By Staff | Nov 13, 2015

One of the fun things in life is finding those things that offer much enjoyment at a very small cost. In fact, the closer to free, the better.

Our computer network has made finding these items very easy.

The online auction and Craig’s List are just two favorite shopping places for us bargain hunters.

I enjoy buying a used most anything from the clothes I wear to my camera equipment and about everything else.

Used is generally my first choice.

One of my favorites is buying used books, especially in hardcover, on whatever subject I want to read about.

I have many used books sitting on my shelves that have been read or will be read, one of these days.

Going online is not a requirement as my wife and I learned a few weeks ago.

My chair at the kitchen table has a small, round pillow that I have sat on for about 20 years and it looks that way.

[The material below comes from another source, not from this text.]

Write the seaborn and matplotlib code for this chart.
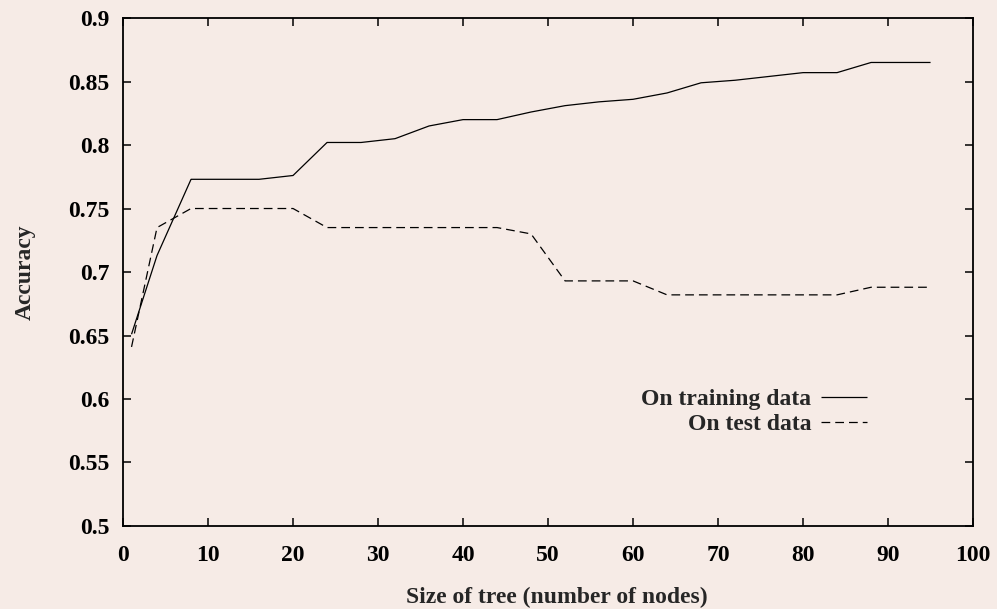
import pandas as pd
import seaborn as sns
import matplotlib.pyplot as plt

# Tamaño del arbol (nodos) y precision
nodos = [1, 4, 8, 12, 16, 20, 24, 28, 32, 36, 40, 44, 48, 52, 56, 60, 64, 68, 72, 76, 80, 84, 88, 92, 95]
acc_train = [0.651, 0.713, 0.773, 0.773, 0.773, 0.776, 0.802, 0.802, 0.805, 0.815, 0.820, 0.820,
             0.826, 0.831, 0.834, 0.836, 0.841, 0.849, 0.851, 0.854, 0.857, 0.857, 0.865, 0.865, 0.865]
acc_test = [0.641, 0.735, 0.750, 0.750, 0.750, 0.750, 0.735, 0.735, 0.735, 0.735, 0.735, 0.735,
            0.730, 0.693, 0.693, 0.693, 0.682, 0.682, 0.682, 0.682, 0.682, 0.682, 0.688, 0.688, 0.688]
etiquetas = ['On training data', 'On test data']

df = pd.DataFrame({
    'nodos': nodos * 2,
    'acc': acc_train + acc_test,
    'serie': [etiquetas[0]] * len(nodos) + [etiquetas[1]] * len(nodos),
})

sns.set_style('ticks')
plt.rcParams['font.family'] = ['Liberation Serif', 'DejaVu Serif']
plt.rcParams['font.weight'] = 'bold'

fondo = '#f6ebe6'
tam = 17
fig = plt.figure(figsize=(9.97, 6.09), dpi=100, facecolor=fondo)
ax = fig.add_axes([0.1234, 0.1363, 0.8526, 0.8341])
ax.set_facecolor(fondo)

sns.lineplot(data=df, x='nodos', y='acc', hue='serie', style='serie',
             palette=['black', 'black'], dashes=[(1, 0), (7, 4)],
             linewidth=0.9, ax=ax, legend=False)

ax.set_xlim(0, 100)
ax.set_ylim(0.5, 0.9)
ax.set_xticks(range(0, 101, 10))
ax.set_yticks([0.5, 0.55, 0.6, 0.65, 0.7, 0.75, 0.8, 0.85, 0.9])
ax.set_yticklabels(['0.5', '0.55', '0.6', '0.65', '0.7', '0.75', '0.8', '0.85', '0.9'])

for lado in ['top', 'right', 'bottom', 'left']:
    ax.spines[lado].set_visible(True)
    ax.spines[lado].set_linewidth(1.3)
    ax.spines[lado].set_color('black')
ax.tick_params(direction='in', length=6, width=1.1, top=True, right=True,
               labelsize=tam, colors='black')
ax.tick_params(axis='x', pad=14)
ax.tick_params(axis='y', pad=10)

ax.set_xlabel('Size of tree (number of nodes)', fontsize=tam, fontweight='bold')
ax.set_ylabel('Accuracy', fontsize=tam, fontweight='bold')
ax.xaxis.set_label_coords(0.5106, -0.12)
ax.yaxis.set_label_coords(-0.1025, 0.5)

lineas = ax.get_lines()
ax.legend(lineas[:2], etiquetas, frameon=False, markerfirst=False,
          prop={'size': tam, 'weight': 'bold'},
          loc='upper right', bbox_to_anchor=(0.875, 0.27), borderaxespad=0,
          borderpad=0, handlelength=1.95, handletextpad=0.4, labelspacing=0.15)

plt.savefig('out.png', dpi=100, facecolor=fondo)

We were at a local discount store and my wife was looking for a pillow to replace the flattened, misshaped, coming apart at the seams, lime green cushion.

As we were getting in the car to head for home she told me that the only cushions she saw in the store were not the right shape and were priced around $20.

Just across the highway was the Salvation Army thrift store and I said we could look there.

We walked in the door and I looked straight ahead at the far end of the room where I could see cushions that were stacked together.

When we got within a few feet of the display, one cushion caught my eye.

I held it in my hands and I could see it was meant as a cushion to fit a chair, rounded in back and squared off in front.

It was cloth on top with a rubber backing and in excellent condition.

But wait. It gets better.

It was red, my color. And it was priced at 2 bucks. 2 bucks!

You know where that cushion is now located. It is under my posterior when I am at the kitchen table.

The inspiration for this column came from my latest discovery of sources of cheap pleasures.

We like feeding the birds that fly around our kitchen window throughout the year and keep a supply of bird seed in the garage for the bird feeders.

We have had three wild turkeys, actually a hen with two of last spring’s hatches, hanging around our home.

I put some basic bird seed, a variety of seeds with cracked corn, in an old pizza pan on the deck outside the kitchen patio windows to see what would happen.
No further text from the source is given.